Когда американские войска захватили боевиков Аль-Кайды в Афганистане, сотни их были посланы в лагерь на американской базе Гуантанамо, на Кубе, где их кормят (и хорошо кормят) в соответствии с религиозными диетическими предписаниями, разрешают молиться и дают время для физических упражнений.
Когда русские спецназовцы решились действовать против чеченских террористов, захвативших заложников в московском театре, они накачали газ в систему вентиляции, приведя террористов в бесчувствие. И пока те были без сознания, русские застрелили их. Пятьдесят человек. В голову, намертво.

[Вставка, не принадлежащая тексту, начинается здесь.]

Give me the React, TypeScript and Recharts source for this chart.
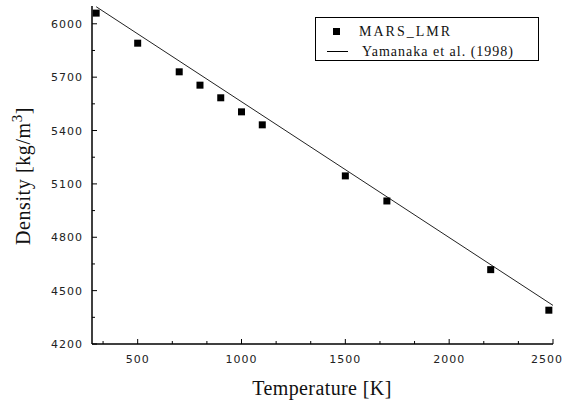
import { ComposedChart, Scatter, Line, XAxis, YAxis, Legend } from 'recharts'

// MARS_LMR calculation points
const marsTemp = [300, 500, 700, 800, 900, 1000, 1100, 1500, 1700, 2200, 2480]
const marsDensity = [6060, 5891, 5730, 5655, 5584, 5505, 5432, 5145, 5004, 4618, 4390]

// Yamanaka et al. (1998) correlation
const yamTemp = [300, 2500]
const yamDensity = [6096, 4417]

const xMajor = [500, 1000, 1500, 2000, 2500]
const xMinor = [333.3, 666.7, 833.3, 1166.7, 1333.3, 1666.7, 1833.3, 2166.7, 2333.3]
const yMajor = [4200, 4500, 4800, 5100, 5400, 5700, 6000]
const yMinor = [4350, 4650, 4950, 5250, 5550, 5850]

const marsData = marsTemp.map((t, i) => ({ t, d: marsDensity[i] }))
const yamData = yamTemp.map((t, i) => ({ t, d: yamDensity[i] }))

const tickFont = { fontFamily: 'DejaVu Sans', fontSize: 11, letterSpacing: 1, fill: '#222' }
const serif = "'Liberation Serif', 'Times New Roman', serif"

const BottomTick = (props: any) => {
  const { x, y, payload } = props
  const major = xMajor.includes(payload.value)
  // last label sits on the right edge, keep it inside the picture
  const last = payload.value === xMajor[xMajor.length - 1]
  return (
    <g>
      <line x1={x} x2={x} y1={y} y2={y - (major ? 5 : 3)} stroke="#000" strokeWidth={1} />
      {major && (
        <text x={last ? 563 : x} y={y + 19} textAnchor={last ? 'end' : 'middle'} {...tickFont}>
          {payload.value}
        </text>
      )}
    </g>
  )
}

const TopTick = (props: any) => {
  const { x, y, payload } = props
  const major = xMajor.includes(payload.value)
  return <line x1={x} x2={x} y1={y} y2={y + (major ? 5 : 3)} stroke="#000" strokeWidth={1} />
}

const LeftTick = (props: any) => {
  const { x, y, payload } = props
  const major = yMajor.includes(payload.value)
  return (
    <g>
      <line x1={x} x2={x + (major ? 5 : 3)} y1={y} y2={y} stroke="#000" strokeWidth={1} />
      {major && (
        <text x={x - 9} y={y + 4} textAnchor="end" {...tickFont}>
          {payload.value}
        </text>
      )}
    </g>
  )
}

const Square = (props: any) => {
  const { cx, cy } = props
  return <rect x={cx - 3.5} y={cy - 3.5} width={7} height={7} fill="#000" />
}

const LegendBox = () => (
  <div
    style={{
      position: 'relative',
      width: 224,
      height: 44,
      boxSizing: 'border-box',
      border: '1px solid #000',
      background: '#fff',
      fontFamily: serif,
      fontSize: 14,
      color: '#111',
    }}
  >
    <div style={{ position: 'absolute', left: 17, top: 10, width: 7, height: 7, background: '#000' }} />
    <div style={{ position: 'absolute', left: 43, top: 4, letterSpacing: 2, lineHeight: '20px' }}>MARS_LMR</div>
    <div style={{ position: 'absolute', left: 11, top: 33, width: 21, height: 1, background: '#000' }} />
    <div style={{ position: 'absolute', left: 46, top: 24, letterSpacing: 1, lineHeight: '20px' }}>
      Yamanaka et al. (1998)
    </div>
  </div>
)

export default function App() {
  return (
    <div style={{ position: 'absolute', left: 0, top: 0, background: '#fff' }}>
      <ComposedChart width={564} height={401} margin={{ top: 6, right: 11, bottom: 0, left: 0 }}>
        <XAxis
          dataKey="t"
          type="number"
          domain={[280, 2500]}
          ticks={[...xMajor, ...xMinor]}
          interval={0}
          height={57}
          tickSize={0}
          tickMargin={0}
          tickLine={false}
          tick={<BottomTick />}
          axisLine={{ stroke: '#000', strokeWidth: 1.5 }}
          label={() => (
            <text x={322} y={395} textAnchor="middle" fontFamily={serif} fontSize={20} fill="#111" letterSpacing={0.4}>
              Temperature [K]
            </text>
          )}
        />
        <XAxis
          xAxisId="top"
          orientation="top"
          type="number"
          domain={[280, 2500]}
          ticks={[...xMajor, ...xMinor]}
          interval={0}
          height={0}
          tickSize={0}
          tickMargin={0}
          tickLine={false}
          tick={<TopTick />}
          axisLine={{ stroke: '#000', strokeWidth: 1.5 }}
        />
        <YAxis
          dataKey="d"
          type="number"
          domain={[4200, 6100]}
          ticks={[...yMajor, ...yMinor]}
          interval={0}
          width={92}
          tickSize={0}
          tickMargin={0}
          tickLine={false}
          tick={<LeftTick />}
          axisLine={{ stroke: '#000', strokeWidth: 1.5 }}
          label={() => (
            <text
              x={30}
              y={176}
              transform="rotate(-90, 30, 176)"
              textAnchor="middle"
              fontFamily={serif}
              fontSize={20}
              fill="#111"
              letterSpacing={0.6}
            >
              Density [kg/m
              <tspan fontSize={15} dy={-8}>3</tspan>
              <tspan dy={8}>]</tspan>
            </text>
          )}
        />
        <YAxis
          yAxisId="right"
          orientation="right"
          type="number"
          domain={[4200, 6100]}
          width={0}
          tick={false}
          tickLine={false}
          axisLine={{ stroke: '#000', strokeWidth: 1.5 }}
        />
        <Legend
          layout="horizontal"
          verticalAlign="middle"
          align="center"
          content={<LegendBox />}
          wrapperStyle={{ left: 315, top: 17, width: 224, height: 44 }}
        />
        <Line
          data={yamData}
          dataKey="d"
          type="linear"
          stroke="#222"
          strokeWidth={1}
          dot={false}
          activeDot={false}
          isAnimationActive={false}
        />
        <Scatter data={marsData} dataKey="d" shape={<Square />} isAnimationActive={false} />
      </ComposedChart>
    </div>
  )
}
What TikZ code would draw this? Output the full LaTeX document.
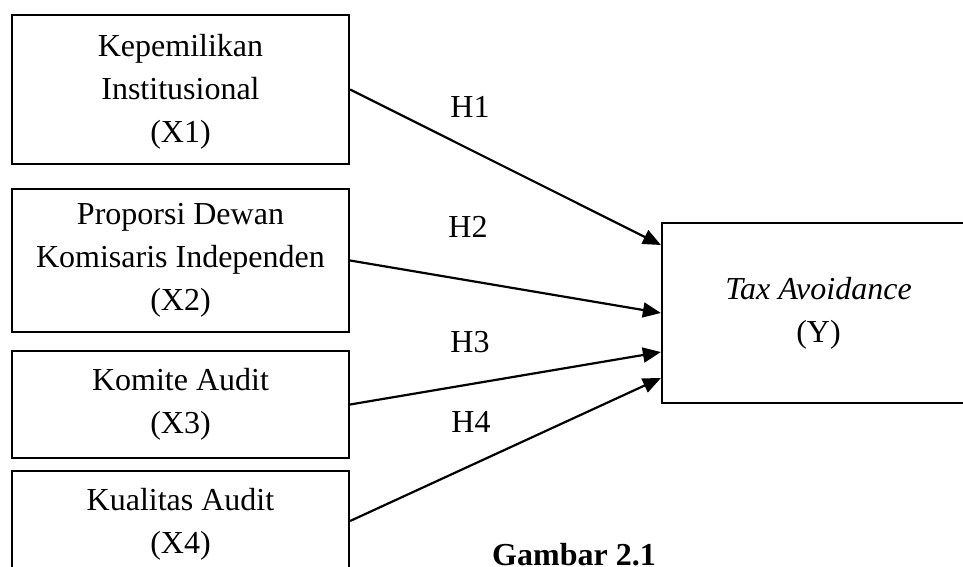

Контраст между двумя способами действия должен заставить каждого американца еще раз на минуту задуматься о том, что это значит - быть американцем. И поблагодарить Бога за волшебную привилегию родиться или обрести дом в этом сияющем городе на горе.
Русский спецназ убил спящих чеченских террористов, безусловно, для того, чтобы не оставалось повода для других террористических актов. Если б Россия взяла этих чеченцев под стражу, другой захват других заложников был бы возможен - для освобождения первоначально арестованных.
Примитивная, варварская расправа заставляет с грустью почувствовать, что глубокий инстинкт кровожадности в российских вооруженных силах не исчез с окончанием холодной войны.
Всё это неверно и с практической точки зрения. Американцы держат пленников в Гуантанамо не в последнюю очередь, чтобы получить от них информацию, могущую быть полезной для дальнейшего ведения войны с терроризмом. Кто знает, что могли бы узнать русские от чеченцев, оставь они их в живых. Теперь такая информация навсегда утеряна.
Но главным образом события в Москве показывают нам, каким путем Америка не будет бороться с терроризмом. На какую тропу не ступит Америка в войне с терроризмом. Гуманное обращение с пленниками Гуантанамо позволяет видеть, что мы доказали свою веру в нравственный миропорядок".